## [Material]
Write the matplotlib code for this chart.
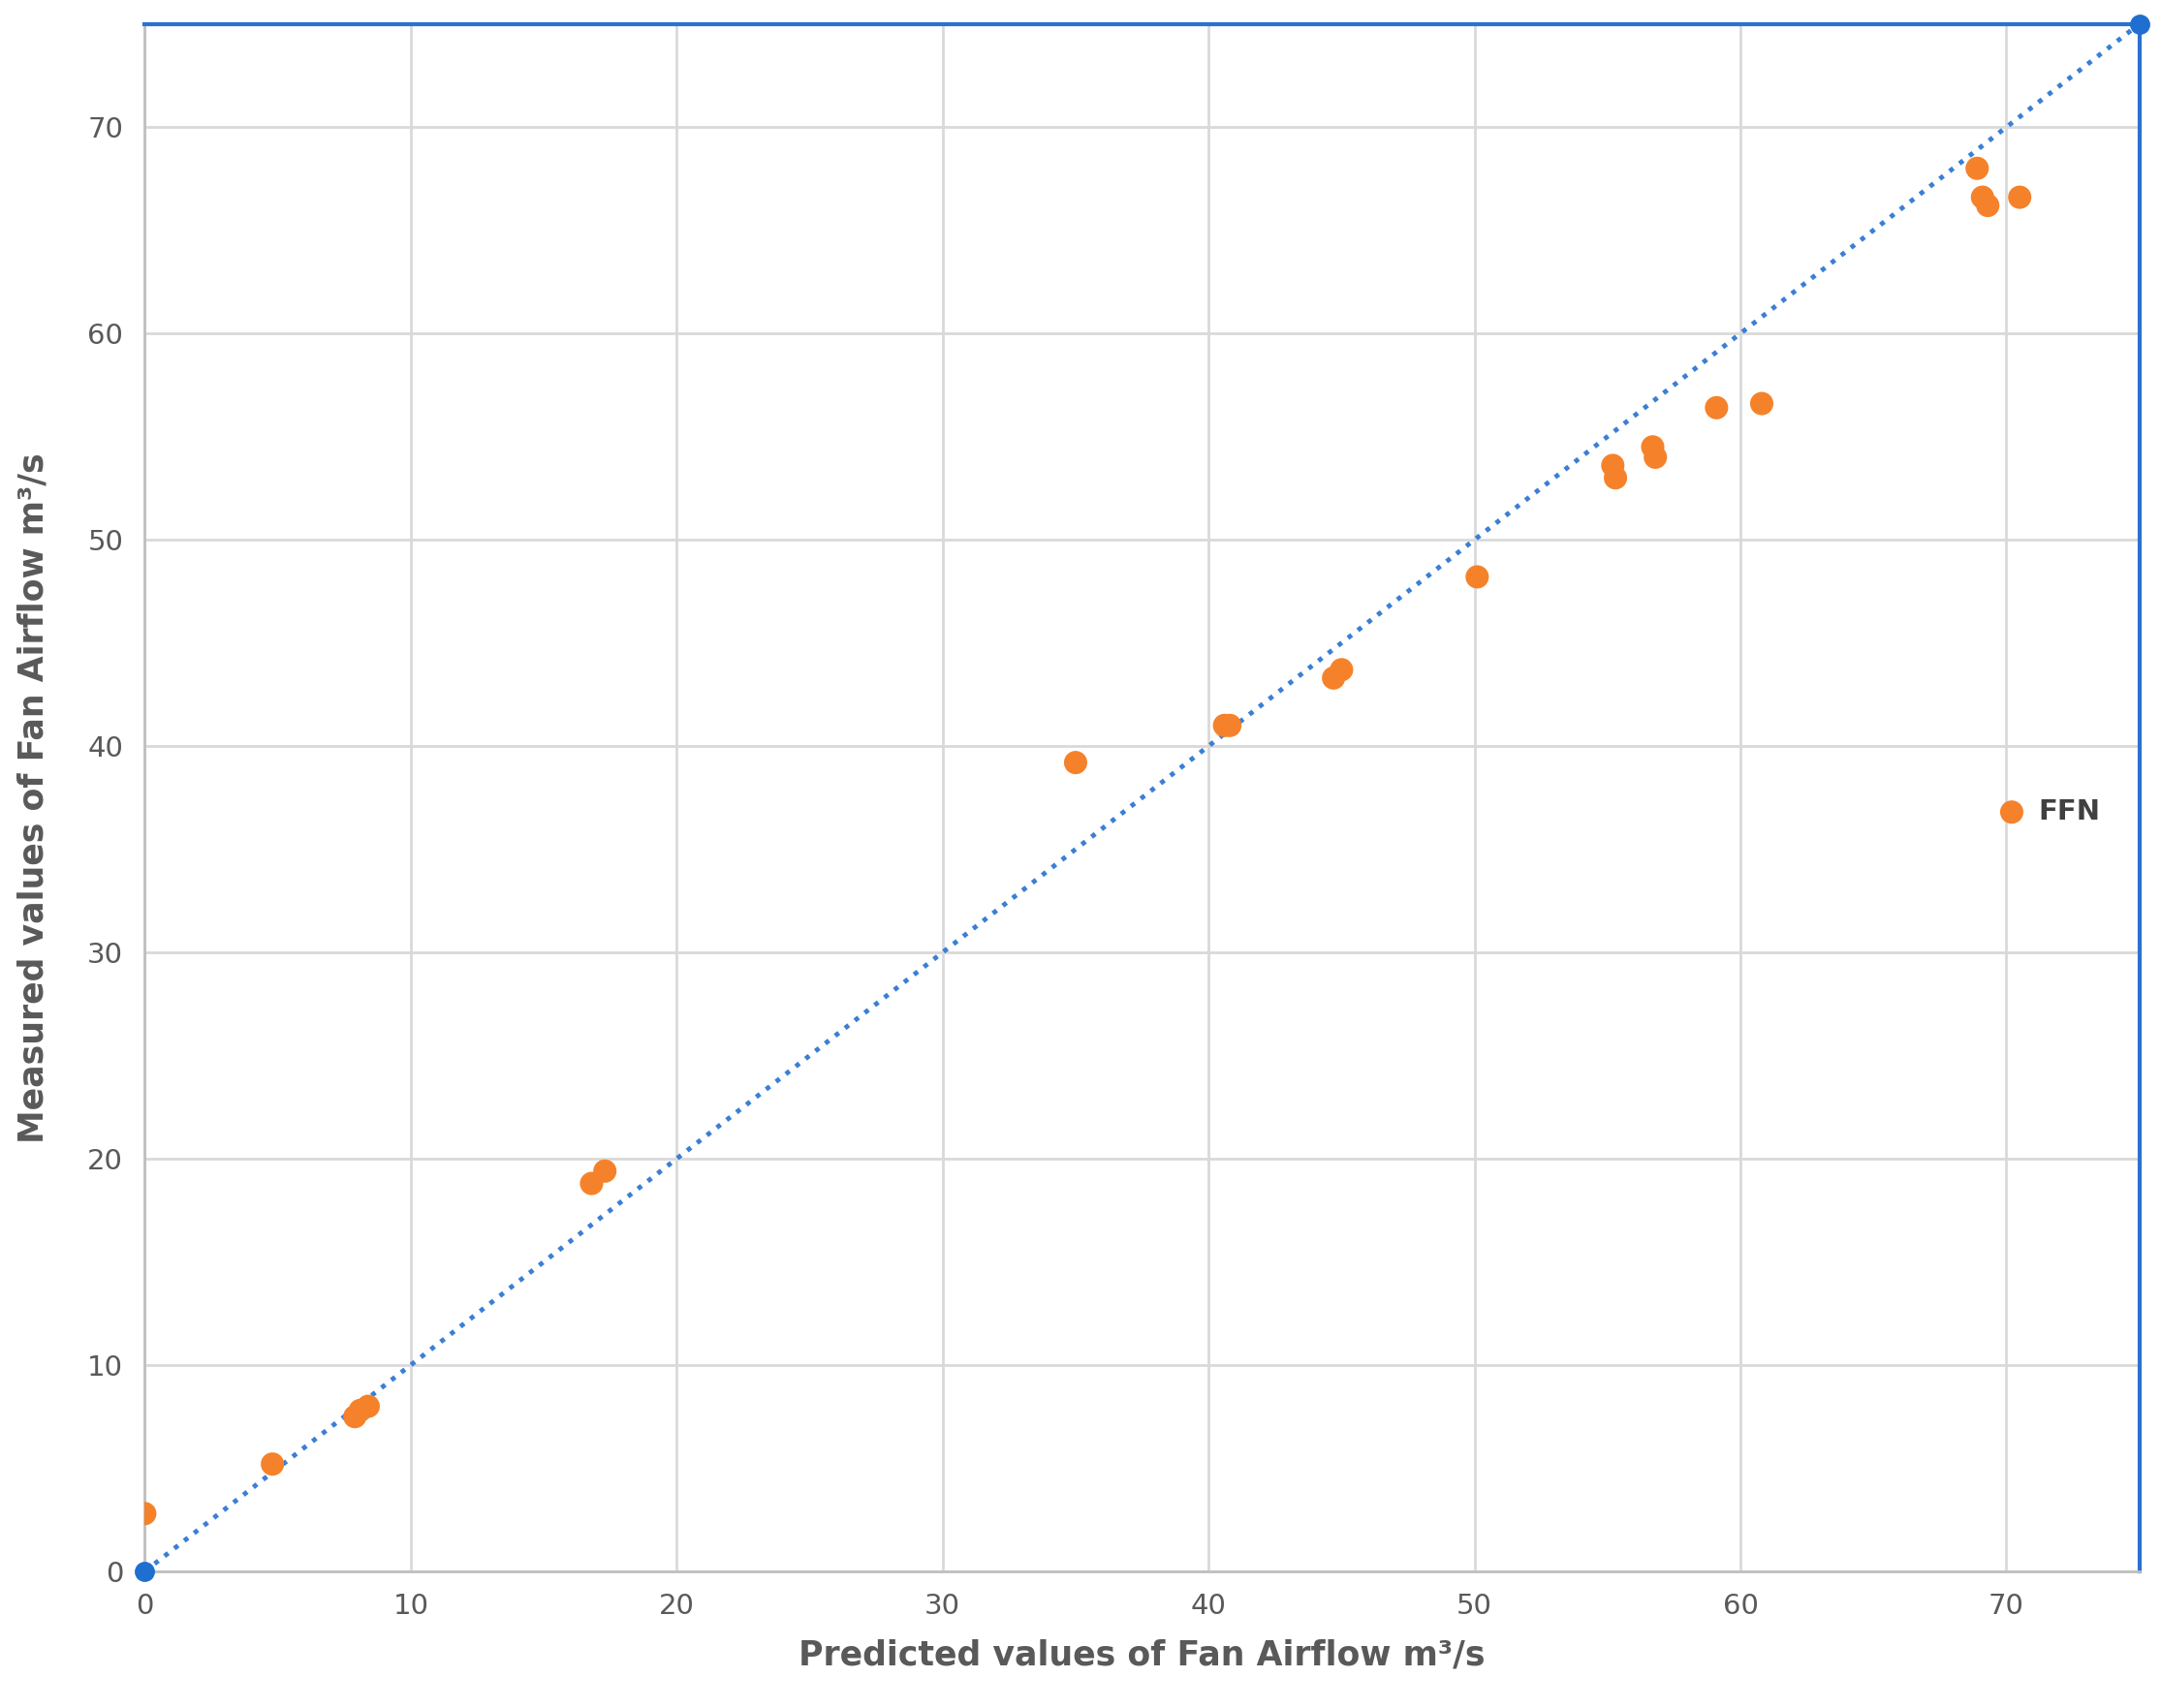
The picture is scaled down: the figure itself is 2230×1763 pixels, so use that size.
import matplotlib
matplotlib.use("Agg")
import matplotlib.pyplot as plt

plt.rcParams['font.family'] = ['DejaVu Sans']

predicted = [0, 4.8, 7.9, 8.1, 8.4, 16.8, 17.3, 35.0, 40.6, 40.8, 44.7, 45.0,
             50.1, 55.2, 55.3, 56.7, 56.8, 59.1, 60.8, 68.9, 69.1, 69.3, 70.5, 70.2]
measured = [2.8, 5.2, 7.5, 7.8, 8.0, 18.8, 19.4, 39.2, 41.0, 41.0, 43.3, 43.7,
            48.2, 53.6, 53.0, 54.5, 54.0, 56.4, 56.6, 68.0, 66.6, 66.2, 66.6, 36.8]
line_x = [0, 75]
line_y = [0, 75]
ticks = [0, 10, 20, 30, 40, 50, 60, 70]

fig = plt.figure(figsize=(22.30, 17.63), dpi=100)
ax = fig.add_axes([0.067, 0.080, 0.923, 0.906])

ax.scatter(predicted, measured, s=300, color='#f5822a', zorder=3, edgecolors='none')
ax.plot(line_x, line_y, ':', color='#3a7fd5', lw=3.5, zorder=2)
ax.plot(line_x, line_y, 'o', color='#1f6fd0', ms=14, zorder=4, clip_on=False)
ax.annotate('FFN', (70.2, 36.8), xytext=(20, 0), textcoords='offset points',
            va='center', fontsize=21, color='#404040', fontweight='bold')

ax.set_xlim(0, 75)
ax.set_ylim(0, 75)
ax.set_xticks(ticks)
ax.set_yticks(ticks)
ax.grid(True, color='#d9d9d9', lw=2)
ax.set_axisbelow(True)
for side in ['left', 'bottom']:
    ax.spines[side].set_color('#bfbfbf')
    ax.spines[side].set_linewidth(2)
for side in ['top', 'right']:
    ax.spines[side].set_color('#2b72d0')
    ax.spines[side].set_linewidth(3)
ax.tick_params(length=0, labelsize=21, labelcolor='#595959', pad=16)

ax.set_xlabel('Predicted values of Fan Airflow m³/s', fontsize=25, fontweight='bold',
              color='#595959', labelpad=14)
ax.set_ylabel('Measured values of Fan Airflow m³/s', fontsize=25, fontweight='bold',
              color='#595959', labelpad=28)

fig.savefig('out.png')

## [What the exercise asks]
In the listing above, find the line containing "The picture is" and the line containing "ax = fig.add_axes([0.067, 0.080, 0.923, 0.906])". Output them and every line between, exactly, and nothing else.

## [Complete response]
The picture is scaled down: the figure itself is 2230×1763 pixels, so use that size.
import matplotlib
matplotlib.use("Agg")
import matplotlib.pyplot as plt

plt.rcParams['font.family'] = ['DejaVu Sans']

predicted = [0, 4.8, 7.9, 8.1, 8.4, 16.8, 17.3, 35.0, 40.6, 40.8, 44.7, 45.0,
             50.1, 55.2, 55.3, 56.7, 56.8, 59.1, 60.8, 68.9, 69.1, 69.3, 70.5, 70.2]
measured = [2.8, 5.2, 7.5, 7.8, 8.0, 18.8, 19.4, 39.2, 41.0, 41.0, 43.3, 43.7,
            48.2, 53.6, 53.0, 54.5, 54.0, 56.4, 56.6, 68.0, 66.6, 66.2, 66.6, 36.8]
line_x = [0, 75]
line_y = [0, 75]
ticks = [0, 10, 20, 30, 40, 50, 60, 70]

fig = plt.figure(figsize=(22.30, 17.63), dpi=100)
ax = fig.add_axes([0.067, 0.080, 0.923, 0.906])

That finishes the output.